[Code that draws figures]
• • • • • • •
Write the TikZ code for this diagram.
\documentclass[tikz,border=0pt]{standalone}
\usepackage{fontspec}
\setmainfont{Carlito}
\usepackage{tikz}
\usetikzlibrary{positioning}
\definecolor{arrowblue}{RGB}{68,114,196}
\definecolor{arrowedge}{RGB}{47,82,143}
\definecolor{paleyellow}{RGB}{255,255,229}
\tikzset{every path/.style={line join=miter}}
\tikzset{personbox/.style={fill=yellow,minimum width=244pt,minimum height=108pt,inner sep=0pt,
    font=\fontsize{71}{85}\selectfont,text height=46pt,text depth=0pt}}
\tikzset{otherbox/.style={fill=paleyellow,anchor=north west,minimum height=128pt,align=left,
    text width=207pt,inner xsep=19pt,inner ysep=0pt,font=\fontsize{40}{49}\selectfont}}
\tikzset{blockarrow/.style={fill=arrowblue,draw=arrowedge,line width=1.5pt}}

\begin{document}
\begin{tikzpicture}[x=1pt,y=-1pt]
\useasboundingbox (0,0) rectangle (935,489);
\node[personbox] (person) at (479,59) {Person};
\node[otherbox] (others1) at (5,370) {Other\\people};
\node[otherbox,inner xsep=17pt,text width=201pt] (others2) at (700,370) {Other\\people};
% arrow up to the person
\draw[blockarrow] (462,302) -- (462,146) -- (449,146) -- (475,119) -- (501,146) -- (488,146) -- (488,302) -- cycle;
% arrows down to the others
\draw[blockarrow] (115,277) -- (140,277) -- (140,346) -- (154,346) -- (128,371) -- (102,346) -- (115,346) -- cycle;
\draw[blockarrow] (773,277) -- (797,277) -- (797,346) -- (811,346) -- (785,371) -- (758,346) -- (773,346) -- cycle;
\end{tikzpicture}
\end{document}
• • • • • • •
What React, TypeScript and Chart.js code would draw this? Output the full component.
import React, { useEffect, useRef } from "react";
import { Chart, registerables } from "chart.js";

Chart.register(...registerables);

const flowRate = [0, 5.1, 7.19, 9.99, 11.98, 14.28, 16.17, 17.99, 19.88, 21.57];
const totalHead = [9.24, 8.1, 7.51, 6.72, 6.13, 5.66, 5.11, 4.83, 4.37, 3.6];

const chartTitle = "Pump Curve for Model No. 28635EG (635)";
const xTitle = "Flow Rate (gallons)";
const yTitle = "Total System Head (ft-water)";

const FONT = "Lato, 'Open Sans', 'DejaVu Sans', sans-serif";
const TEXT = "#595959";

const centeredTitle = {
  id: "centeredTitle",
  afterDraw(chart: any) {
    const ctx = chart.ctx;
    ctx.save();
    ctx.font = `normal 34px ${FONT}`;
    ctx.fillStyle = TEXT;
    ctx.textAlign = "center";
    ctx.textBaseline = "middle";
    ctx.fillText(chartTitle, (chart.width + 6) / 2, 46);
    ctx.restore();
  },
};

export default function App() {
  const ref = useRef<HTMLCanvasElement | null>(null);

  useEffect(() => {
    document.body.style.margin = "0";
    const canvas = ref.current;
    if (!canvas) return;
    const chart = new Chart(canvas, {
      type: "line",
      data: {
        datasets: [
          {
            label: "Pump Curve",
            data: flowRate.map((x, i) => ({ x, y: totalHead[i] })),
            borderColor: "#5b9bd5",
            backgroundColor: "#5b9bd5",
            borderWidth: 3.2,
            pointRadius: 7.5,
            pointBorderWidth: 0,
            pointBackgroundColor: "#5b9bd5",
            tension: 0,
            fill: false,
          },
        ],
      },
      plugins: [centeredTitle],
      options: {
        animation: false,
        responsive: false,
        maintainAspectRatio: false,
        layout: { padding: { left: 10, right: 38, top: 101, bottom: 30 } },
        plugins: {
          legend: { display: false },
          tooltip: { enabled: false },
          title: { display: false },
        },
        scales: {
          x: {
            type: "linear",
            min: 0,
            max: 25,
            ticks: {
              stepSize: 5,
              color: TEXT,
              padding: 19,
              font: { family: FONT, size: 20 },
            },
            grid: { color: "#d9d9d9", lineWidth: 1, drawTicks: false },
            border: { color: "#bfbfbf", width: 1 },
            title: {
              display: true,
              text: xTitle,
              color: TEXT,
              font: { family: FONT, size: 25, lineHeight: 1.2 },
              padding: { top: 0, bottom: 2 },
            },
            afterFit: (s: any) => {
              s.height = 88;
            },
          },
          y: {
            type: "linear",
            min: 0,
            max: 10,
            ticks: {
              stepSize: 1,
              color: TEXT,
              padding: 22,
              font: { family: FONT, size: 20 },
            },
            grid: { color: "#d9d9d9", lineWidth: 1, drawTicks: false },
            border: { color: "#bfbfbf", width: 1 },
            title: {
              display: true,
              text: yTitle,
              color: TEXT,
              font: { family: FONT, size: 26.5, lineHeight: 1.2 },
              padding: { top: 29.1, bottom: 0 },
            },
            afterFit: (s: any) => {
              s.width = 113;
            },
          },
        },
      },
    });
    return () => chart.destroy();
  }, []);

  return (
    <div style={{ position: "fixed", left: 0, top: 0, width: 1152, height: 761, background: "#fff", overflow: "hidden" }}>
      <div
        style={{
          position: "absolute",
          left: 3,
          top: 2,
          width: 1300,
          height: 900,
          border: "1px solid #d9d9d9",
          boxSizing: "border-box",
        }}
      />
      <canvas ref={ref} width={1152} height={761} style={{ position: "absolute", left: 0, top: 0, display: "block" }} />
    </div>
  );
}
• • • • • • •
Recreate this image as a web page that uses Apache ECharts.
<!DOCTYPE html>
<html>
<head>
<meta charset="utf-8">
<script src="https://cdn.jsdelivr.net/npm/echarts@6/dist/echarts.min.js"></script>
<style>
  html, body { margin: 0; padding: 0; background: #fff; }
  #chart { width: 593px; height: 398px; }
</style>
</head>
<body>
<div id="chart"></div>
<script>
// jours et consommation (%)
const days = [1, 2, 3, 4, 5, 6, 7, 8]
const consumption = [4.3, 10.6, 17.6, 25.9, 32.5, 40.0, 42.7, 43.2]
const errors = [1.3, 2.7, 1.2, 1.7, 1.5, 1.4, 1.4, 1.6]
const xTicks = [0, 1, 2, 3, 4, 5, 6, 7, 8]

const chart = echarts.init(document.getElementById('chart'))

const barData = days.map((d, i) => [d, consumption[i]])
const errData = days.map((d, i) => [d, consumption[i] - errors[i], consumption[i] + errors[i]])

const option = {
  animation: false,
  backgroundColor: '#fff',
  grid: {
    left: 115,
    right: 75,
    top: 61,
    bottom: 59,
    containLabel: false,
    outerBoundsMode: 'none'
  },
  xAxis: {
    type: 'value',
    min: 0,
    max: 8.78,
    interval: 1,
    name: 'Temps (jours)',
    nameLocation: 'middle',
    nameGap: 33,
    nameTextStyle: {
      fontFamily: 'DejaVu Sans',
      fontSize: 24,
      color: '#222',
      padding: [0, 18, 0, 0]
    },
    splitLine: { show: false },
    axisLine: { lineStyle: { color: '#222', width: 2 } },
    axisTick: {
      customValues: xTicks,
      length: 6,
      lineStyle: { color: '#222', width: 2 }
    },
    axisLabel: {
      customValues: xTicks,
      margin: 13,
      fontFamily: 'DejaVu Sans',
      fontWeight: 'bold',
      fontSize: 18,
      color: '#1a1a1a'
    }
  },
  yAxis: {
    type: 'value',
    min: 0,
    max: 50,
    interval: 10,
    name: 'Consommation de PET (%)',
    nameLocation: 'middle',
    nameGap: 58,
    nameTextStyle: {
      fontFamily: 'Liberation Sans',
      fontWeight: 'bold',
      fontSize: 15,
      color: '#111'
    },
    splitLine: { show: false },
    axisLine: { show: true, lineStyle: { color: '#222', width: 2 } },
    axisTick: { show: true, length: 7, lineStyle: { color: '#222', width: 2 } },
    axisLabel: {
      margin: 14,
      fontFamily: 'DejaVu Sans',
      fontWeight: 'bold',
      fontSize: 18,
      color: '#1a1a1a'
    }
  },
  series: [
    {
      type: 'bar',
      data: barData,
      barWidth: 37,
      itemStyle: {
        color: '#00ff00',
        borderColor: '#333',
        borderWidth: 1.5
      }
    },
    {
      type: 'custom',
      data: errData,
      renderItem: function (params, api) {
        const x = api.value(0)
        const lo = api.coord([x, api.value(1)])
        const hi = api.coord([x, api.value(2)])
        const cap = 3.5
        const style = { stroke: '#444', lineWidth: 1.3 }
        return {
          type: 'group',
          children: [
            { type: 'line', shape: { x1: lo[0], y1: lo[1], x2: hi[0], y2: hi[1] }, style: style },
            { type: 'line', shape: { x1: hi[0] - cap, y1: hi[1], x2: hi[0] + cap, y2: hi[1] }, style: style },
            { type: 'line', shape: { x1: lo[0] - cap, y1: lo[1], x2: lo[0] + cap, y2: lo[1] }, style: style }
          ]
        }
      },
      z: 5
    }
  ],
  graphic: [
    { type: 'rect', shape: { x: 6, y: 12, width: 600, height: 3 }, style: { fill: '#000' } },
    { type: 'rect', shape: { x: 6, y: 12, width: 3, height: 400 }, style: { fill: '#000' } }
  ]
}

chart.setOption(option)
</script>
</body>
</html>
• • • • • • •
**Your instructions**
In the entries above, find every line with the word "React" and list it.

**The output**
What React, TypeScript and Chart.js code would draw this? Output the full component.
import React, { useEffect, useRef } from "react";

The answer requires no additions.